Fate smiled on me, and my tickets soon arrived in the mail--infield upper deck box, 16th row, third base side.  My mom was coming into to town, so I invited her to join me at the game.  Little did we know that we were about to experience a piece of baseball history.

I'll spare you the play by play, since you know what happened, but we began to witness Justin hurling some filthy stuff.   The Brewers were hacking away like Florida Southern against our Big League club each spring (no disrespect FS).  The fun stuff was Verlander walking the same guy three times (Hall), Magglio's sliding catch, Neifi Perez' wicked double play turn, and the nefarious sea-gulls, who flew in to gobble up hatchling moths.

I started to get really nervous, in fact, my stomach got all tied up in knots, and was aching like nobody's business from the fifth inning until about two hours after the game ended.  In the top of the seventh inning, Justin is pitching y'all, and the section next to ours tries to start the wave.  I wanted to stand up and shout at the top of my lungs, "Don't you know there's a no-hitter in progress here!?" but of course, I couldn't jinx it, so I scowled and grumbled under my breath a little about the oblivious masses at Comerica, who obviously don't know diddly about baseball.

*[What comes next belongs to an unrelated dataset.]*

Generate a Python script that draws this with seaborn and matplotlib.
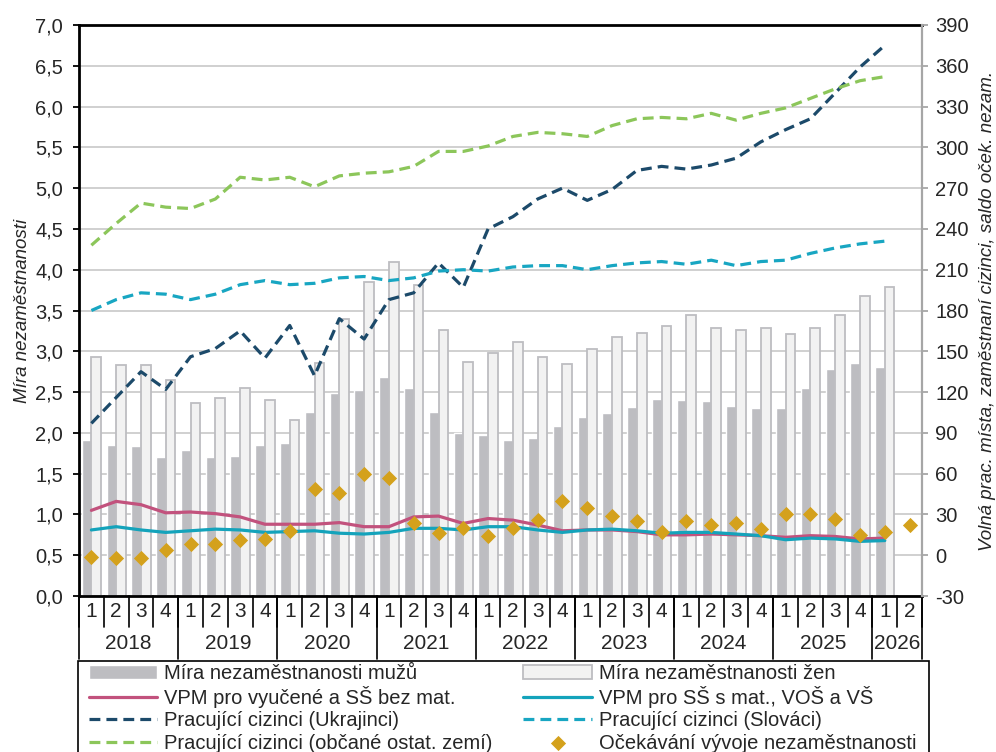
import numpy as np
import pandas as pd
import matplotlib
matplotlib.use("Agg")
import matplotlib.pyplot as plt
import matplotlib.transforms as mtransforms
from matplotlib.patches import Rectangle
import seaborn as sns

# quarters 2018Q1 .. 2026Q2
years = [2018, 2019, 2020, 2021, 2022, 2023, 2024, 2025, 2026]
quarters_per_year = [4, 4, 4, 4, 4, 4, 4, 4, 2]

nan = np.nan
# unemployment rate (left axis, %)
male = [1.91, 1.85, 1.84, 1.70, 1.79, 1.71, 1.72, 1.85, 1.87, 2.25, 2.49, 2.53,
        2.68, 2.55, 2.25, 2.00, 1.97, 1.91, 1.94, 2.08, 2.20, 2.24, 2.32, 2.42,
        2.40, 2.39, 2.33, 2.31, 2.31, 2.55, 2.78, 2.86, 2.81, nan]
female = [2.93, 2.83, 2.83, 2.65, 2.37, 2.43, 2.55, 2.40, 2.16, 2.86, 3.39, 3.85,
          4.09, 3.81, 3.26, 2.87, 2.98, 3.12, 2.93, 2.84, 3.03, 3.18, 3.23, 3.31,
          3.44, 3.28, 3.26, 3.28, 3.21, 3.29, 3.45, 3.68, 3.79, nan]
# vacancies per unemployed (left axis)
vpm_low = [1.05, 1.16, 1.12, 1.02, 1.03, 1.01, 0.97, 0.88, 0.88, 0.88, 0.90, 0.85,
           0.85, 0.97, 0.98, 0.89, 0.95, 0.93, 0.87, 0.80, 0.81, 0.81, 0.79, 0.75,
           0.75, 0.76, 0.75, 0.74, 0.72, 0.74, 0.73, 0.70, 0.71, nan]
vpm_high = [0.81, 0.85, 0.81, 0.78, 0.80, 0.82, 0.81, 0.78, 0.79, 0.80, 0.77, 0.76,
            0.78, 0.83, 0.83, 0.81, 0.85, 0.85, 0.81, 0.78, 0.81, 0.82, 0.80, 0.77,
            0.78, 0.78, 0.76, 0.74, 0.69, 0.71, 0.70, 0.67, 0.68, nan]
# foreign workers, thousands (right axis)
ukr = [97, 116, 135, 122, 146, 152, 165, 145, 169, 132, 174, 159,
       188, 193, 215, 197, 240, 249, 262, 270, 261, 269, 283, 286,
       284, 287, 292, 304, 313, 321, 340, 359, 375, nan]
svk = [180, 188, 193, 192, 188, 192, 199, 202, 199, 200, 204, 205,
       202, 204, 209, 210, 209, 212, 213, 213, 210, 213, 215, 216,
       214, 217, 213, 216, 217, 222, 226, 229, 231, nan]
other = [228, 244, 259, 256, 255, 262, 278, 276, 278, 271, 279, 281,
         282, 286, 297, 297, 301, 308, 311, 310, 308, 316, 321, 322,
         321, 325, 320, 325, 329, 336, 343, 349, 352, nan]
# expectations balance (right axis)
expect = [-1, -2, -2, 4, 8, 8, 11, 12, 18, 49, 46, 60,
          57, 24, 16, 20, 14, 20, 26, 40, 35, 29, 25, 17,
          25, 22, 24, 19, 30, 30, 27, 15, 17, 22]

labels = ["Míra nezaměstnanosti mužů", "Míra nezaměstnanosti žen",
          "VPM pro vyučené a SŠ bez mat.", "VPM pro SŠ s mat., VOŠ a VŠ",
          "Pracující cizinci (Ukrajinci)", "Pracující cizinci (Slováci)",
          "Pracující cizinci (občané ostat. zemí)", "Očekávání vývoje nezaměstnanosti"]

kv = [f"{y}-{q}" for y, n in zip(years, quarters_per_year) for q in range(1, n + 1)]
q_labels = [str(q) for y, n in zip(years, quarters_per_year) for q in range(1, n + 1)]
pos = np.arange(len(kv))

sns.set_style("white")
plt.rcParams["font.family"] = ["Liberation Sans", "DejaVu Sans"]

fig, ax = plt.subplots(figsize=(9.96, 7.52), dpi=100)
fig.subplots_adjust(left=0.0793, right=0.9257, bottom=0.2074, top=0.9668)

bars = pd.DataFrame({
    "kvartal": kv * 2,
    "skupina": ["muži"] * len(kv) + ["ženy"] * len(kv),
    "mira": male + female,
})
sns.barplot(data=bars, x="kvartal", y="mira", hue="skupina", order=kv,
            hue_order=["muži", "ženy"],
            palette={"muži": "#BDBDC1", "ženy": "#F2F2F2"},
            width=0.78, errorbar=None, saturation=1, legend=False, ax=ax)
cont_m, cont_f = ax.containers[0], ax.containers[1]
for p in cont_f.patches:
    p.set_edgecolor("#BDBDC1")
    p.set_linewidth(1.3)

sns.lineplot(x=pos, y=vpm_low, color="#C2527D", lw=2.3, errorbar=None, legend=False, ax=ax)
sns.lineplot(x=pos, y=vpm_high, color="#14A3BB", lw=2.3, errorbar=None, legend=False, ax=ax)
l_low, l_high = ax.lines[0], ax.lines[1]

ax.set_ylim(0, 7)
ax.set_yticks(np.arange(0, 7.01, 0.5))
ax.set_yticklabels([f"{v:.1f}".replace(".", ",") for v in np.arange(0, 7.01, 0.5)])
ax.set_xlim(-0.5, len(kv) - 0.5)
ax.set_xticks(pos)
ax.set_xticklabels(q_labels)
ax.set_xlabel("")
ax.set_ylabel("Míra nezaměstnanosti", fontstyle="italic", fontsize=13.5, labelpad=3)
ax.yaxis.grid(True, color="#D0D0D0", lw=1.4)
ax.set_axisbelow(True)
ax.tick_params(axis="x", length=0, labelsize=15, pad=4)
ax.tick_params(axis="y", length=4.5, width=1.3, color="black", labelsize=14.5, pad=7, left=True)
for s in ["left", "bottom", "top"]:
    ax.spines[s].set_color("black")
    ax.spines[s].set_linewidth(2)
ax.spines["right"].set_visible(False)

ax2 = ax.twinx()
dash = (0, (3.4, 1.9))
sns.lineplot(x=pos, y=ukr, color="#1C4A6A", lw=2.3, linestyle=dash, errorbar=None,
             legend=False, ax=ax2)
sns.lineplot(x=pos, y=svk, color="#18A6C2", lw=2.3, linestyle=dash, errorbar=None,
             legend=False, ax=ax2)
sns.lineplot(x=pos, y=other, color="#8CC65A", lw=2.3, linestyle=dash, errorbar=None,
             legend=False, ax=ax2)
sns.scatterplot(x=pos, y=expect, marker="D", s=60, color="#D4A11C", linewidth=0,
                legend=False, ax=ax2, zorder=5)
l_ukr, l_svk, l_oth = ax2.lines[0], ax2.lines[1], ax2.lines[2]
sc = ax2.collections[-1]

ax2.set_ylim(-30, 390)
ax2.set_yticks(np.arange(-30, 391, 30))
ax2.set_yticklabels([str(v) for v in np.arange(-30, 391, 30)])
ax2.set_ylabel("Volná prac. místa, zaměstnaní cizinci, saldo oček. nezam.",
               fontstyle="italic", fontsize=13.5, labelpad=7)
ax2.tick_params(axis="y", length=4.5, width=1.3, color="#A6A6A6", labelsize=14.5, pad=5, right=True)
for s in ["left", "bottom", "top"]:
    ax2.spines[s].set_visible(False)
ax2.spines["right"].set_color("#A6A6A6")
ax2.spines["right"].set_linewidth(1.6)
ax2.grid(False)

# two-level category axis: quarter separators, year separators and year labels
trans = mtransforms.blended_transform_factory(ax.transData, ax.transAxes)
for b in np.arange(len(kv) + 1) - 0.5:
    ax.plot([b, b], [0, -0.055], color="black", lw=1.2, transform=trans, clip_on=False)
start = 0
for y, n in zip(years, quarters_per_year):
    ax.plot([start - 0.5, start - 0.5], [0, -0.11], color="black", lw=1.2,
            transform=trans, clip_on=False)
    ax.text(start + (n - 1) / 2, -0.083, str(y), ha="center", va="center",
            fontsize=15, transform=trans)
    start += n
ax.plot([start - 0.5, start - 0.5], [0, -0.11], color="black", lw=1.2,
        transform=trans, clip_on=False)

# legend (frame drawn separately, it runs off the bottom of the picture)
handles = [cont_m, l_low, l_ukr, l_oth, cont_f, l_high, l_svk, sc]
leg_labels = [labels[0], labels[2], labels[4], labels[6],
              labels[1], labels[3], labels[5], labels[7]]
fig.legend(handles, leg_labels, ncol=2, loc="upper left",
           bbox_to_anchor=(89 / 996, 1 - 664 / 752, (916 - 89) / 996, 0),
           mode="expand", frameon=False,
           fontsize=14.5, handlelength=3.4, handletextpad=0.33,
           labelspacing=0.16, borderaxespad=0, borderpad=0)
fig.add_artist(Rectangle((78 / 996, -0.05), (929 - 78) / 996, 0.05 + 1 - 661 / 752,
                         transform=fig.transFigure, fill=False, edgecolor="black", lw=1.2))

plt.savefig("out.png", dpi=100)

Luckily, moms was there playing shutterbug, so I've got the Kodak moments all glossy, with my scorecard full of zeros, and my ticket stub to enshrine the game with all proper ceremony.   Now, this is a little small of me, I know, but in the days of heartbreak last year when we didn't make the post-season, I downloaded the no-hitter off i-Tunes and watched it, reliving the past glories of that game.